DUNS SCOTO, Joannes; FANTIS, Antonio de, ed.


DUNS SCOTO, Joannes; FANTIS, Antonio de, ed. Super quarto Sententiarum.

Lyon, Jacques Myt for Jacques and François Giunta, 1520.


8vo. ff. 377, [5]. Gothic letter, double column. Title in red, within woodcut border of putti and grotesques, portrait of author in his study, woodcut putti holding printer’s device at foot, decorated initials. Tear with loss of early ms inscription at blank foot of title, light browning, slight marginal foxing in places. A very good copy in contemporary reddish-brown goatskin, remains of ties, triple blind ruled, outer border with blind roll of leaves and tendrils in blind, central panel with single blind ruled lozenge bordered with blind roll of leaves and tendrils, blind-stamped fleurons to outer corners, another to centre blind-stamped SQ, raised bands, compartments single blind ruled horizontally, early ms title to spine, small loss at head and foot, corners a bit worn, spine lining from c.1300 rubricated vellum ms in red and black with musical notation (stubs visible), all edges sprinkled red. C17/C18 ms ex lib. of convent of St Francis in Capestrano to ffep and handful of ll. throughout. C16 ms ‘D. Alberti Avantij Ver[onen]sis’ (remainder crossed out), and C17 ms note on the book being stolen and returned to ffep, also early ex-libris Ad usum fratris Joannis a Capistrano, 1-page ms note dated 1718 to verso rear ep, and near contemporary textual annotation to recto on the corruption of the soul, the odd early ms marginalia.

The charming binding is a north Italian production – with the typical pink-stained leather sewing supports – showing influences from Bologna and mainland Veneto (e.g., Bib. Archiginnasio, 10.YY.V.29, Ms. B 3484 and, for the spine, 1.L.II.53), it was probably a university student’s book, bound in Padua, where Scotus’s theories had a great following.  

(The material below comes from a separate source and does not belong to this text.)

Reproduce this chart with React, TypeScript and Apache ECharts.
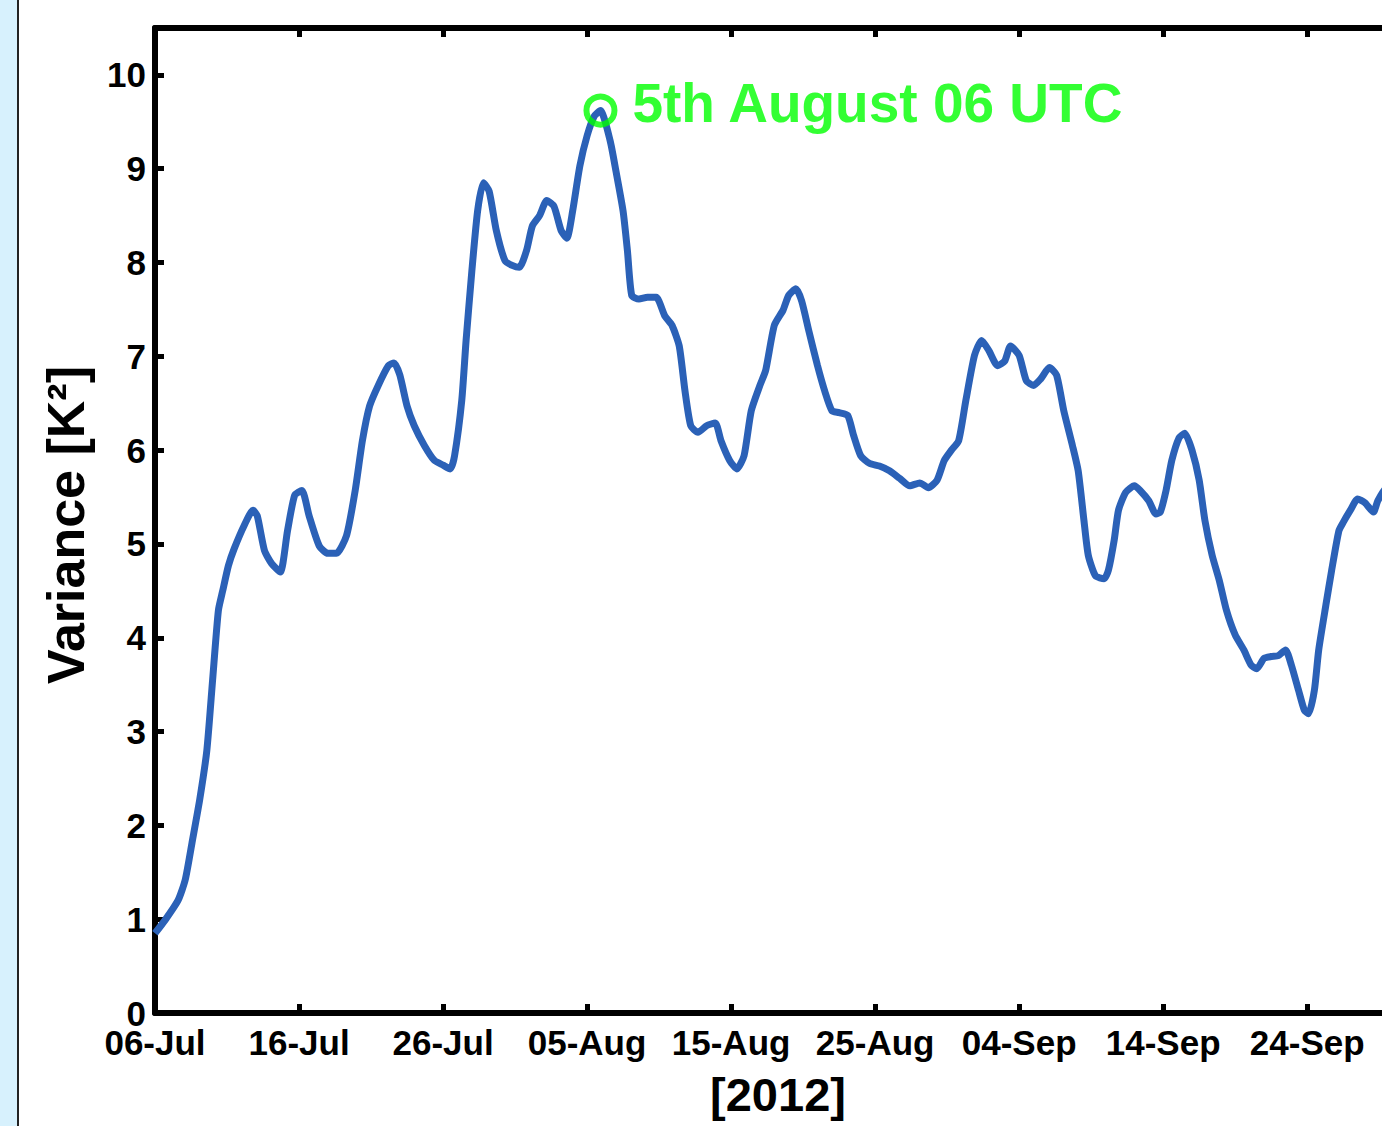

A very good, unsophisticated copy of this attractively produced edition of one of the most influential works of medieval philosophy. This is the last part of a four part work, often issued separately. Joannes Duns Scotus (1266-1308), Scottish philosopher, was one of the most influential in the early medieval period, together with Thomas Aquinas and William of Ockham. He was trained at the Franciscan ‘studium’ in Oxford. After taking holy orders, he moved to Paris where he was lecturing c.1300; he was expelled from France in 1302 for his support of Pope Boniface VIII against Philip IV. His very successful commentary on Peter Lombard’s four books of ‘Sententiae’, a systematic compilation of theological sources, is considered his greatest work. This edition was overseen by the Italian theologian Antonio de Fantis (1460-1533). In this commentary, Duns Scotus’s ground-breaking theories including the ‘univocity of being’ (the concept of existence) and ‘haecceicitas’ (the particularity of a thing as opposed to its abstract essence) are applied to broader questions left open by Peter Lombard. The work also discusses practical questions as varied as justice in buying and selling (including usury), as well as the theological (penance and restitution) and practical (canon law) consequences of adultery, e.g., an adulterous woman should confess her crime to her illegitimate son and encourage him to give up his inheritance; however, this situation would put her ‘in danger of death’ and her husband ‘in danger of committing uxoricide’. The early annotator glossed questions concerning the bodily nature of Christ.

Alberto Avanzi was probably a ‘Canonico Regolare’ from Verona, author of ‘De Universi artificio’ (Padua, 1571), a cosmographical work mentioned by Riccardi I/1, 60. In the C17, this copy was in the library of the convent of St Francis in Capestrano, established by St John of Capestrano in 1447. A tentative c.1700 hand wrote in Italian: ‘Belonging to the Convent of Capestrano, whence it was removed and then, due to qualms of conscience, returned.’ On the rear ep, in 1718, a friar noted that on 28 June, the vigil of Sts Peter and Paul, he saw in the choir stalls the soul of Father N.N., formerly at the convent, and now, the soul explained, in heaven after 29 years in Purgatory. A conversation between the two is recorded, concerning punishment for minor sins (‘levis culpa’).

No copies recorded in the US. Pettegree & Walsby 66079; Baudrier VI, 100. Not in Brunet. G. Mazzucchelli, Gli scrittori d’Italia (1753), II.